[Entries with chart source code]
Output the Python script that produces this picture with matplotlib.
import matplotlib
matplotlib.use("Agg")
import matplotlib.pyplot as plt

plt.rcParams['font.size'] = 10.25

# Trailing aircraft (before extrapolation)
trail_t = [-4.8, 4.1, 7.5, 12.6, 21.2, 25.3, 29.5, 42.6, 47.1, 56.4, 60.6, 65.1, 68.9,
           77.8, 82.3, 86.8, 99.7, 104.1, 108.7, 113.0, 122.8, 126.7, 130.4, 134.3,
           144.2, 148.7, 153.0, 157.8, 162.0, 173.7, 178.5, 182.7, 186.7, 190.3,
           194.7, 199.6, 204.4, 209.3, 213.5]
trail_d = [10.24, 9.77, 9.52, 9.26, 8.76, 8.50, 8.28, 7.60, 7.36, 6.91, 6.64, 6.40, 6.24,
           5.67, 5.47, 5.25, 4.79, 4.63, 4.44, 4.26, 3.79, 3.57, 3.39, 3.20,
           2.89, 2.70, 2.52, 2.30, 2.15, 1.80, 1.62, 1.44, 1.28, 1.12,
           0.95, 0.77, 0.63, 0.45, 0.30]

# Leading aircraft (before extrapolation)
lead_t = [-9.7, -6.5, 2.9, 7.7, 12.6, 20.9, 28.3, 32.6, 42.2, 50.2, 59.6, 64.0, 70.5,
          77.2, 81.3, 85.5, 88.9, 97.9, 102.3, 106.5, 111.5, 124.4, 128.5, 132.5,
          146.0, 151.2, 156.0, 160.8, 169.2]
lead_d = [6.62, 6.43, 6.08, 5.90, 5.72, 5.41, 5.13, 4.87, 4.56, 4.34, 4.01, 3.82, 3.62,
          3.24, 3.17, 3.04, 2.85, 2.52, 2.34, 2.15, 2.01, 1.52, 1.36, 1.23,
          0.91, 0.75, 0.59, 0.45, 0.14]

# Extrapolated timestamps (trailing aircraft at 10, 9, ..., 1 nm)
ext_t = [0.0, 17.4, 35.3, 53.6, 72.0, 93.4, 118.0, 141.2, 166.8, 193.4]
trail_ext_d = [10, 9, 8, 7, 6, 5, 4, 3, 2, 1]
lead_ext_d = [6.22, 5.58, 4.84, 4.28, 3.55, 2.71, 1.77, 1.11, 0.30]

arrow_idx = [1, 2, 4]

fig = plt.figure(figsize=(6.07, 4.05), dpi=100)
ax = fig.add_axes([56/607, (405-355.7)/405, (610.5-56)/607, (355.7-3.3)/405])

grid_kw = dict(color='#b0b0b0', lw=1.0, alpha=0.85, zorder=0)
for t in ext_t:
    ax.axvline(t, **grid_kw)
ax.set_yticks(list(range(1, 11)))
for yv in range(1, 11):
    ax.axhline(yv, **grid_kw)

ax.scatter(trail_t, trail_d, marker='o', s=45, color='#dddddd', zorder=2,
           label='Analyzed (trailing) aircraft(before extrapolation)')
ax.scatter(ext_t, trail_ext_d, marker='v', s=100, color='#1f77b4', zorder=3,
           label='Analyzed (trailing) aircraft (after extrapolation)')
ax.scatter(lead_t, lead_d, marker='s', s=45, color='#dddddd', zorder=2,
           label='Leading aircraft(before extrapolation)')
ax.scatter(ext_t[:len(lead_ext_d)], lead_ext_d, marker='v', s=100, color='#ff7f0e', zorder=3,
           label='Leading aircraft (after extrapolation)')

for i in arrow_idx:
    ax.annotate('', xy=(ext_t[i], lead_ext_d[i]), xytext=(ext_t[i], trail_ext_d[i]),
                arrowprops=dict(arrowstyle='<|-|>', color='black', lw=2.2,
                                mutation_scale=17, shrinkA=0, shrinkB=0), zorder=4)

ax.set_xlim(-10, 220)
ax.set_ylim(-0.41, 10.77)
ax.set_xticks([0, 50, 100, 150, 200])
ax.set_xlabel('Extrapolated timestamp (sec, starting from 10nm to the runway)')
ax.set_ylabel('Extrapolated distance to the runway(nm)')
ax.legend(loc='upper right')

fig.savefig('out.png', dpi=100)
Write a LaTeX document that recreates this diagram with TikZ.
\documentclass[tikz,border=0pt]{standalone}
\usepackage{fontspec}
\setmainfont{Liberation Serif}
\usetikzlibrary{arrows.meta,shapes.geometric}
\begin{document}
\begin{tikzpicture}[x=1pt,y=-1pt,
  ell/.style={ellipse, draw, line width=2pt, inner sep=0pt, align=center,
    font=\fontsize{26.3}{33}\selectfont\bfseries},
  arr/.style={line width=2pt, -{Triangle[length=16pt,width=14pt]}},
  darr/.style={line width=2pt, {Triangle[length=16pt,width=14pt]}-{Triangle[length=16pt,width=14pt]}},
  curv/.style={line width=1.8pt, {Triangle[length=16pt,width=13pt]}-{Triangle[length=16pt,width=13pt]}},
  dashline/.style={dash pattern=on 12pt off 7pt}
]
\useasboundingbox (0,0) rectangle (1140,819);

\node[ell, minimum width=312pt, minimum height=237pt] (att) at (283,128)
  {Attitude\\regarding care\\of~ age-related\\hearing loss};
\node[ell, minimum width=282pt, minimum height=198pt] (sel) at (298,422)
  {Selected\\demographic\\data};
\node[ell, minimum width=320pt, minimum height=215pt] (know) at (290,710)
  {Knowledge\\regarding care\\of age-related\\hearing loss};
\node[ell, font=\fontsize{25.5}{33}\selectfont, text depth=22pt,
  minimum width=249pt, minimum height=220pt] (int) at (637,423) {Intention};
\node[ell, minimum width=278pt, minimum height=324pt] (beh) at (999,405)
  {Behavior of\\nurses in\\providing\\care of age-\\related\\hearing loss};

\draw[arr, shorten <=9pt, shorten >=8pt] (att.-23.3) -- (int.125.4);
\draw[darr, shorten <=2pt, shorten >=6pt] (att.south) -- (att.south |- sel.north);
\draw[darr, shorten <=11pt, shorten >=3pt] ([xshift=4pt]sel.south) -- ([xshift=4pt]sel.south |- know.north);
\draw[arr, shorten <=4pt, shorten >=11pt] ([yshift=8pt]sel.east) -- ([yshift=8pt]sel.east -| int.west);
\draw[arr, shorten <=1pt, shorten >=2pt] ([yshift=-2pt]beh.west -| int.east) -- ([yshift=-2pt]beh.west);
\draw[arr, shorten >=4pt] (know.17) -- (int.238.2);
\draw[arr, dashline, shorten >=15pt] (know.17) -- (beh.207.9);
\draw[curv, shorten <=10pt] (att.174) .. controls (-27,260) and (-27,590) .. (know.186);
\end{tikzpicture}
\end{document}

> **TASK REQUIREMENTS**:
Print out every record again, exactly and in full.

> **FULL OUTPUT**:
Output the Python script that produces this picture with matplotlib.
import matplotlib
matplotlib.use("Agg")
import matplotlib.pyplot as plt

plt.rcParams['font.size'] = 10.25

# Trailing aircraft (before extrapolation)
trail_t = [-4.8, 4.1, 7.5, 12.6, 21.2, 25.3, 29.5, 42.6, 47.1, 56.4, 60.6, 65.1, 68.9,
           77.8, 82.3, 86.8, 99.7, 104.1, 108.7, 113.0, 122.8, 126.7, 130.4, 134.3,
           144.2, 148.7, 153.0, 157.8, 162.0, 173.7, 178.5, 182.7, 186.7, 190.3,
           194.7, 199.6, 204.4, 209.3, 213.5]
trail_d = [10.24, 9.77, 9.52, 9.26, 8.76, 8.50, 8.28, 7.60, 7.36, 6.91, 6.64, 6.40, 6.24,
           5.67, 5.47, 5.25, 4.79, 4.63, 4.44, 4.26, 3.79, 3.57, 3.39, 3.20,
           2.89, 2.70, 2.52, 2.30, 2.15, 1.80, 1.62, 1.44, 1.28, 1.12,
           0.95, 0.77, 0.63, 0.45, 0.30]

# Leading aircraft (before extrapolation)
lead_t = [-9.7, -6.5, 2.9, 7.7, 12.6, 20.9, 28.3, 32.6, 42.2, 50.2, 59.6, 64.0, 70.5,
          77.2, 81.3, 85.5, 88.9, 97.9, 102.3, 106.5, 111.5, 124.4, 128.5, 132.5,
          146.0, 151.2, 156.0, 160.8, 169.2]
lead_d = [6.62, 6.43, 6.08, 5.90, 5.72, 5.41, 5.13, 4.87, 4.56, 4.34, 4.01, 3.82, 3.62,
          3.24, 3.17, 3.04, 2.85, 2.52, 2.34, 2.15, 2.01, 1.52, 1.36, 1.23,
          0.91, 0.75, 0.59, 0.45, 0.14]

# Extrapolated timestamps (trailing aircraft at 10, 9, ..., 1 nm)
ext_t = [0.0, 17.4, 35.3, 53.6, 72.0, 93.4, 118.0, 141.2, 166.8, 193.4]
trail_ext_d = [10, 9, 8, 7, 6, 5, 4, 3, 2, 1]
lead_ext_d = [6.22, 5.58, 4.84, 4.28, 3.55, 2.71, 1.77, 1.11, 0.30]

arrow_idx = [1, 2, 4]

fig = plt.figure(figsize=(6.07, 4.05), dpi=100)
ax = fig.add_axes([56/607, (405-355.7)/405, (610.5-56)/607, (355.7-3.3)/405])

grid_kw = dict(color='#b0b0b0', lw=1.0, alpha=0.85, zorder=0)
for t in ext_t:
    ax.axvline(t, **grid_kw)
ax.set_yticks(list(range(1, 11)))
for yv in range(1, 11):
    ax.axhline(yv, **grid_kw)

ax.scatter(trail_t, trail_d, marker='o', s=45, color='#dddddd', zorder=2,
           label='Analyzed (trailing) aircraft(before extrapolation)')
ax.scatter(ext_t, trail_ext_d, marker='v', s=100, color='#1f77b4', zorder=3,
           label='Analyzed (trailing) aircraft (after extrapolation)')
ax.scatter(lead_t, lead_d, marker='s', s=45, color='#dddddd', zorder=2,
           label='Leading aircraft(before extrapolation)')
ax.scatter(ext_t[:len(lead_ext_d)], lead_ext_d, marker='v', s=100, color='#ff7f0e', zorder=3,
           label='Leading aircraft (after extrapolation)')

for i in arrow_idx:
    ax.annotate('', xy=(ext_t[i], lead_ext_d[i]), xytext=(ext_t[i], trail_ext_d[i]),
                arrowprops=dict(arrowstyle='<|-|>', color='black', lw=2.2,
                                mutation_scale=17, shrinkA=0, shrinkB=0), zorder=4)

ax.set_xlim(-10, 220)
ax.set_ylim(-0.41, 10.77)
ax.set_xticks([0, 50, 100, 150, 200])
ax.set_xlabel('Extrapolated timestamp (sec, starting from 10nm to the runway)')
ax.set_ylabel('Extrapolated distance to the runway(nm)')
ax.legend(loc='upper right')

fig.savefig('out.png', dpi=100)
Write a LaTeX document that recreates this diagram with TikZ.
\documentclass[tikz,border=0pt]{standalone}
\usepackage{fontspec}
\setmainfont{Liberation Serif}
\usetikzlibrary{arrows.meta,shapes.geometric}
\begin{document}
\begin{tikzpicture}[x=1pt,y=-1pt,
  ell/.style={ellipse, draw, line width=2pt, inner sep=0pt, align=center,
    font=\fontsize{26.3}{33}\selectfont\bfseries},
  arr/.style={line width=2pt, -{Triangle[length=16pt,width=14pt]}},
  darr/.style={line width=2pt, {Triangle[length=16pt,width=14pt]}-{Triangle[length=16pt,width=14pt]}},
  curv/.style={line width=1.8pt, {Triangle[length=16pt,width=13pt]}-{Triangle[length=16pt,width=13pt]}},
  dashline/.style={dash pattern=on 12pt off 7pt}
]
\useasboundingbox (0,0) rectangle (1140,819);

\node[ell, minimum width=312pt, minimum height=237pt] (att) at (283,128)
  {Attitude\\regarding care\\of~ age-related\\hearing loss};
\node[ell, minimum width=282pt, minimum height=198pt] (sel) at (298,422)
  {Selected\\demographic\\data};
\node[ell, minimum width=320pt, minimum height=215pt] (know) at (290,710)
  {Knowledge\\regarding care\\of age-related\\hearing loss};
\node[ell, font=\fontsize{25.5}{33}\selectfont, text depth=22pt,
  minimum width=249pt, minimum height=220pt] (int) at (637,423) {Intention};
\node[ell, minimum width=278pt, minimum height=324pt] (beh) at (999,405)
  {Behavior of\\nurses in\\providing\\care of age-\\related\\hearing loss};

\draw[arr, shorten <=9pt, shorten >=8pt] (att.-23.3) -- (int.125.4);
\draw[darr, shorten <=2pt, shorten >=6pt] (att.south) -- (att.south |- sel.north);
\draw[darr, shorten <=11pt, shorten >=3pt] ([xshift=4pt]sel.south) -- ([xshift=4pt]sel.south |- know.north);
\draw[arr, shorten <=4pt, shorten >=11pt] ([yshift=8pt]sel.east) -- ([yshift=8pt]sel.east -| int.west);
\draw[arr, shorten <=1pt, shorten >=2pt] ([yshift=-2pt]beh.west -| int.east) -- ([yshift=-2pt]beh.west);
\draw[arr, shorten >=4pt] (know.17) -- (int.238.2);
\draw[arr, dashline, shorten >=15pt] (know.17) -- (beh.207.9);
\draw[curv, shorten <=10pt] (att.174) .. controls (-27,260) and (-27,590) .. (know.186);
\end{tikzpicture}
\end{document}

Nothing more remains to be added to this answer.